Bumblebees can use cues from their rivals the honeybees to learn where the best food resources are, according to new research from Queen Mary, University of London.
Writing in the journal PLoS ONE, the team from Queen Mary's School of Biological and Chemical Sciences explain how they trained a colony of bumblebees (Bombus terrestris) to use cues provided by a different species, the honeybee (Apis mellifera), as well as cues provided by fellow bumblebees to locate food resources on artificial flowers.
They found that the bumblebees were able to learn the information from the honeybees just as efficiently as when the information came from their own species, demonstrating that social learning is not a unique process limited members of the same species.
PhD student Erika Dawson, explains: "Most social learning research has focused on learning between members of the same species. But in the same way that human engineers can pick up useful tricks from animals (such as using bird aerodynamics to design planes), animals might of course learn from different species where the best food is, where predation looms or where the best place to nest can be found.
"We wanted to determine whether animals can use any social cue to enhance their environment, even if they come from another species that share their habitat, resources or predators."
The results show that information learnt from other species can be just as valuable to an animal like the bumblebee as information from their own species. Bees would have opportunities to learn cues from their own species and other species to an equal degree in the wild, as they often share the same flower species as a source of food.
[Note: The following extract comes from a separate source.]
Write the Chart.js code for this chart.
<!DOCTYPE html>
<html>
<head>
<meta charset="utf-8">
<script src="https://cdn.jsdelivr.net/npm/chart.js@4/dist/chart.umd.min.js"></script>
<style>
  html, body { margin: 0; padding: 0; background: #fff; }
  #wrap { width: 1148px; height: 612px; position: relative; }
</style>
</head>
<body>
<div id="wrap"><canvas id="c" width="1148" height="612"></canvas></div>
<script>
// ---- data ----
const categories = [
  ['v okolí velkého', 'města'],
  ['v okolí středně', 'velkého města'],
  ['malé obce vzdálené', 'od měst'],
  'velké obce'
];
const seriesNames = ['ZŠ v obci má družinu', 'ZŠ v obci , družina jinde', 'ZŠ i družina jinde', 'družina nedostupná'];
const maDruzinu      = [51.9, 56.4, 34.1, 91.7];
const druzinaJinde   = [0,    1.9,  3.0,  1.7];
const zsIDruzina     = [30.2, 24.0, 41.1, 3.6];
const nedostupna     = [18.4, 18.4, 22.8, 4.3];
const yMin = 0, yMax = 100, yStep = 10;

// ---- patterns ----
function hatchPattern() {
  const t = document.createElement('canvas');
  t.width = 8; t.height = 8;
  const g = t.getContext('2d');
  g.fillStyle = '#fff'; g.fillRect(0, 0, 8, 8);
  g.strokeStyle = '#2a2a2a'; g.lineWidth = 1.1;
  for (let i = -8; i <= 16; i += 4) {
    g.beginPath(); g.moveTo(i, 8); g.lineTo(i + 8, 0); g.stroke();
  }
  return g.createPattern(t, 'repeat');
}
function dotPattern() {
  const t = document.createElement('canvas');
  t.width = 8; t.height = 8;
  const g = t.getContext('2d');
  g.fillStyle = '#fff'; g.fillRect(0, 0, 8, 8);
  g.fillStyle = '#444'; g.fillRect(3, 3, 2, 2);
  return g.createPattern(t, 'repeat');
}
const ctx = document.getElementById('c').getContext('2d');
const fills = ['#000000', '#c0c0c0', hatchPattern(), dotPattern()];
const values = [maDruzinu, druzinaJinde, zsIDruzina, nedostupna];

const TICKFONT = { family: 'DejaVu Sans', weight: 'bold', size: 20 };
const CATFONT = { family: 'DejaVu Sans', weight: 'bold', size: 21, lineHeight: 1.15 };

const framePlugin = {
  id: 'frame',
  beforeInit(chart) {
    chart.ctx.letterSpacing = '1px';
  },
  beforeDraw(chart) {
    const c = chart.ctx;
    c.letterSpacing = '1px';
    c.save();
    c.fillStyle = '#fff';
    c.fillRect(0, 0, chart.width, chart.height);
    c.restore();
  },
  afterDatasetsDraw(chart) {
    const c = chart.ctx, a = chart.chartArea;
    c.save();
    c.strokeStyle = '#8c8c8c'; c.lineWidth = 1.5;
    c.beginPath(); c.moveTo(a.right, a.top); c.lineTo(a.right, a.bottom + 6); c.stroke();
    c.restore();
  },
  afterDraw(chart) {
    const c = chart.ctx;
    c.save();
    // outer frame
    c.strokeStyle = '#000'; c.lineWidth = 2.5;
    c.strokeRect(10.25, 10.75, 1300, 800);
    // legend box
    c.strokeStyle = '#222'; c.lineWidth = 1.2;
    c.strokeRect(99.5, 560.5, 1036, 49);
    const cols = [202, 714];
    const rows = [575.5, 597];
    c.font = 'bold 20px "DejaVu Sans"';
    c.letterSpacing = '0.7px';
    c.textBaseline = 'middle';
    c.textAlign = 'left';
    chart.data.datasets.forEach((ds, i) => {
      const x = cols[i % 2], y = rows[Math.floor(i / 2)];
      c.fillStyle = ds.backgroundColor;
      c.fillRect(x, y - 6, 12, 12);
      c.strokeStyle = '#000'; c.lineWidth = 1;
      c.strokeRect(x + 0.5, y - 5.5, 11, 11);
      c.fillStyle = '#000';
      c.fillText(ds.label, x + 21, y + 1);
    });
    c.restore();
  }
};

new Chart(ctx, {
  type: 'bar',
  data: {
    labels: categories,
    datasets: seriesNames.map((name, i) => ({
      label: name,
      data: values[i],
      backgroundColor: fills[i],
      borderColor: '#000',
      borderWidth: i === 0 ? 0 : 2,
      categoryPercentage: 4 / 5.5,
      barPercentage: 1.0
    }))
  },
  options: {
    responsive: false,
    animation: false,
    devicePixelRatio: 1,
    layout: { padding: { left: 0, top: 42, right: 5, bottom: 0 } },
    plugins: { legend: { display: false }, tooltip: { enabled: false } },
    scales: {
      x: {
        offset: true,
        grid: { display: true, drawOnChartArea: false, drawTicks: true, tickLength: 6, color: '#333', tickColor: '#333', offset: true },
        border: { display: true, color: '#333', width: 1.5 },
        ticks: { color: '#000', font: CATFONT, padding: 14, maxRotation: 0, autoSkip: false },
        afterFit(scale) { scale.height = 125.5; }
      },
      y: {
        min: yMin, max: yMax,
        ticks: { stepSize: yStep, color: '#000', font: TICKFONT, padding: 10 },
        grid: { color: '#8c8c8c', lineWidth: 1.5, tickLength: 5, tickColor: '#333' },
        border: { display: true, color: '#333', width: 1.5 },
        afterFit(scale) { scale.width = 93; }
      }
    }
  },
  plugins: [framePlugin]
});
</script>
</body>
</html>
This is particularly true for large flowers such as sunflowers, which are often fed from by multiple pollinators simultaneously.
The results also show that competition between the two species may be much more severe than previously assumed, as Erika Dawson explains: "If bumblebees use individual exploration and copying of their fellow bumblebees to identify rewarding plants, but also use the information provided by a rival species (ie honeybees), this could have important ecological implications for community structure and formation, and may help us better understand the impact of competition within natural pollinator communities."